I finished writing William’s letter and left the hospital as soon as I could. What he had said nagged at me; I felt like he saw my soul and who I was, when I didn’t even know that yet myself. However foolish it was, I realized that what he said was true. I did want to join the army, but how could I when my elder brothers and father had already gone?

Soon, I passed the town square. There were many men standing in a long line, looking as if they were hoping to leave. Some were hugging women and children close to their bodies as if they would disappear from right beneath them. I quickly realized that they were in line to sign up for the army, to leave their families. How coincidental was that? The day I realize I want to be a woman disguised as a soldier is the day the army came through our town looking for recruits.
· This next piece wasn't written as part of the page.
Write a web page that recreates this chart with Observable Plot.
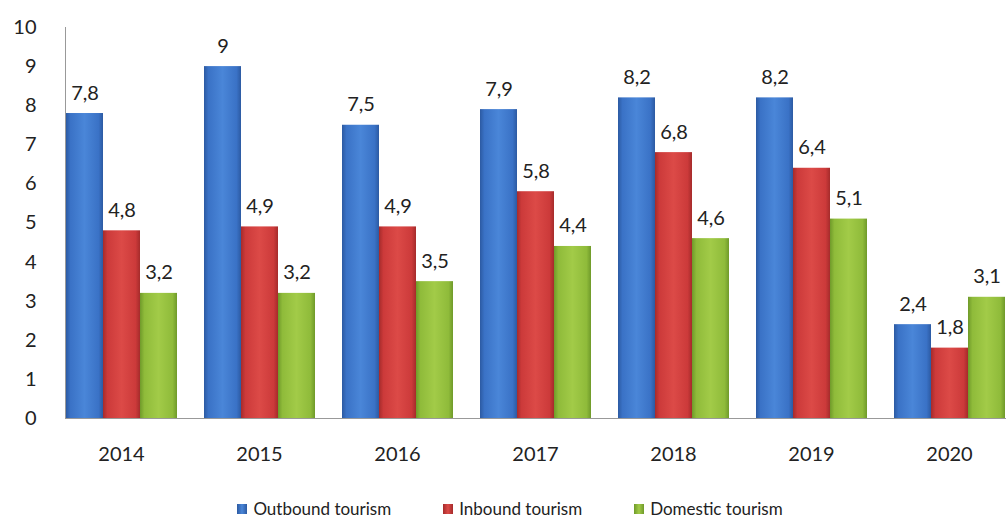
<!DOCTYPE html>
<html>
<head>
<meta charset="utf-8">
<script src="https://cdn.jsdelivr.net/npm/d3@7"></script>
<script src="https://cdn.jsdelivr.net/npm/@observablehq/plot@0.6"></script>
<style>
  html, body { margin: 0; padding: 0; background: #fff; }
  body { width: 1006px; height: 518px; overflow: hidden; font-family: Lato, "Open Sans", sans-serif; }
  #legend { display: flex; justify-content: center; gap: 52px; padding-top: 20px; padding-left: 14px; font-size: 17px; line-height: 18px; color: #222; }
  #legend .item { display: flex; align-items: center; gap: 6px; }
  #legend .sw { width: 10px; height: 10px; display: inline-block; }
</style>
</head>
<body>
<div id="chart"></div>
<div id="legend"></div>
<script>
const years = ["2014", "2015", "2016", "2017", "2018", "2019", "2020"];
const seriesNames = ["Outbound tourism", "Inbound tourism", "Domestic tourism"];
const outbound = [7.8, 9, 7.5, 7.9, 8.2, 8.2, 2.4];
const inbound = [4.8, 4.9, 4.9, 5.8, 6.8, 6.4, 1.8];
const domestic = [3.2, 3.2, 3.5, 4.4, 4.6, 5.1, 3.1];
const yTicks = [0, 1, 2, 3, 4, 5, 6, 7, 8, 9, 10];

const palettes = [
  {id: "gBlue", edge: "#2c5aa2", mid: "#3a72c6", light: "#4a86d8"},
  {id: "gRed", edge: "#a52b2b", mid: "#cc3a3a", light: "#dc4a47"},
  {id: "gGreen", edge: "#6f9a2a", mid: "#8fbb3a", light: "#a2cb48"}
];

const seriesValues = [outbound, inbound, domestic];
const data = [];
years.forEach((y, i) => {
  seriesNames.forEach((s, j) => data.push({year: y, series: s, value: seriesValues[j][i]}));
});

const fmt = v => String(v).replace(".", ",");

const chart = Plot.plot({
  width: 1006,
  height: 480,
  marginLeft: 52,
  marginRight: -12,
  marginTop: 27,
  marginBottom: 62,
  style: {fontFamily: "Lato, 'Open Sans', sans-serif", color: "#222", background: "#fff"},
  fx: {domain: years, paddingInner: 0.19, paddingOuter: 0.095, label: null},
  x: {domain: seriesNames, padding: 0, axis: null},
  y: {domain: [0, 10], axis: null},
  color: {type: "ordinal", domain: seriesNames, range: palettes.map(p => `url(#${p.id})`)},
  marks: [
    Plot.barY(data, {fx: "year", x: "series", y: "value", fill: "series"}),
    Plot.text(data, {fx: "year", x: "series", y: "value", text: d => fmt(d.value), lineAnchor: "bottom", dy: -14, fontSize: 20, fill: "#222"}),
    Plot.axisY({ticks: yTicks, tickSize: 0, tickPadding: 29, fontSize: 20, tickFormat: d => String(d), label: null}),
    Plot.axisFx({anchor: "bottom", tickSize: 0, tickPadding: 28, fontSize: 20, label: null}),
    Plot.frame({anchor: "left", facet: "super", stroke: "#999"}),
    Plot.frame({anchor: "bottom", facet: "super", stroke: "#999"})
  ]
});

const defs = palettes.map(p => `
  <linearGradient id="${p.id}" x1="0" y1="0" x2="1" y2="0">
    <stop offset="0" stop-color="${p.edge}"/>
    <stop offset="0.12" stop-color="${p.mid}"/>
    <stop offset="0.5" stop-color="${p.light}"/>
    <stop offset="0.88" stop-color="${p.mid}"/>
    <stop offset="1" stop-color="${p.edge}"/>
  </linearGradient>`).join("");
chart.insertAdjacentHTML("afterbegin", `<defs>${defs}</defs>`);
document.getElementById("chart").appendChild(chart);

const legend = document.getElementById("legend");
seriesNames.forEach((s, j) => {
  const p = palettes[j];
  const item = document.createElement("div");
  item.className = "item";
  const sw = document.createElement("span");
  sw.className = "sw";
  sw.style.background = `linear-gradient(to right, ${p.edge}, ${p.light}, ${p.edge})`;
  const t = document.createElement("span");
  t.textContent = s;
  item.appendChild(sw);
  item.appendChild(t);
  legend.appendChild(item);
});
</script>
</body>
</html>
Could I do it? Could I really become a soldier? What if I never saw Jamison again? Or Samson? Our reading in the library would be over. Yesterday might’ve been the last time Jamison would ever sit on my lap and fall asleep as I read. Even with all those thoughts going through my head, I knew I would go through with becoming a soldier.
I ran home, hoping that my family was out visiting friends. Luckily for me, they were. I went to Jamison’s room and stole some of his clothes, put them on, and got some cloth shears from the quilting basket in my room to cut off my long hair. How vain I used to be of my hair, and now I was cutting it off. This would be my very own sacrifice for the war. Then, I drafted a note to Mother explaining that I joined the army. That when I heard of a another girl doing so, I felt inspired by her. I told her not to worry, I could take care of myself, and I was sorry for leaving her alone to take care of the boys. I left the house then, knowing I may never come back, but feeling that if I didn’t, I would’ve at least died for my country.

That was the day I became a soldier; the day I never looked back.


The author's comments:
I wrote this in my English class. Our teacher had us working on our short stories for WEEKS, but all the work I've done on it has been beneficial.